Moreover, the company incurred capital expenditure of $32 million in third-quarter fiscal 2019 mainly due to investments in technology projects, including e-commerce and store-growth initiatives. In the first nine months of the fiscal year, it spent $90 million in capital expenditure. For fiscal 2019, Michaels expects to incur capital expenditure of $125 million.
In the fiscal third quarter, the company bought back 8.6 million shares worth nearly $80 million, under its share-repurchase authorization. Following this, Michaels had an outstanding repurchase authorization of roughly $294 million.

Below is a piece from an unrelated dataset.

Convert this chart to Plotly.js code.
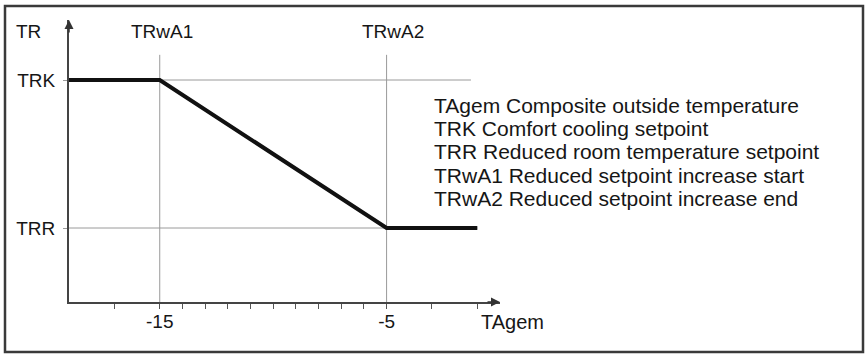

Apart from lowering the fiscal 2019 view, the company outlined its guidance for the fourth quarter. For the fiscal fourth quarter, it projects 2-3% comps decline on existing business trends, a shorter holiday selling season in the same quarter and a potential adverse impact from the liquidation of A.C. Moore retail stores.
Adjusted operating income is estimated to be $271-$281 million. Moreover, net interest expenses are estimated to be $38 million. The effective tax rate is likely to be between 23% and 24%. Further, adjusted earnings are envisioned to be $1.21-$1.27 per share.
How Have Estimates Been Moving Since Then?
In the past month, investors have witnessed a downward trend in fresh estimates. The consensus estimate has shifted -12.85% due to these changes.
Currently, Michaels has an average Growth Score of C, though it is lagging a lot on the Momentum Score front with an F. However, the stock was allocated a grade of A on the value side, putting it in the top quintile for this investment strategy.
Overall, the stock has an aggregate VGM Score of B. If you aren't focused on one strategy, this score is the one you should be interested in.
Estimates have been broadly trending downward for the stock, and the magnitude of this revision indicates a downward shift. Notably, Michaels has a Zacks Rank #3 (Hold). We expect an in-line return from the stock in the next few months.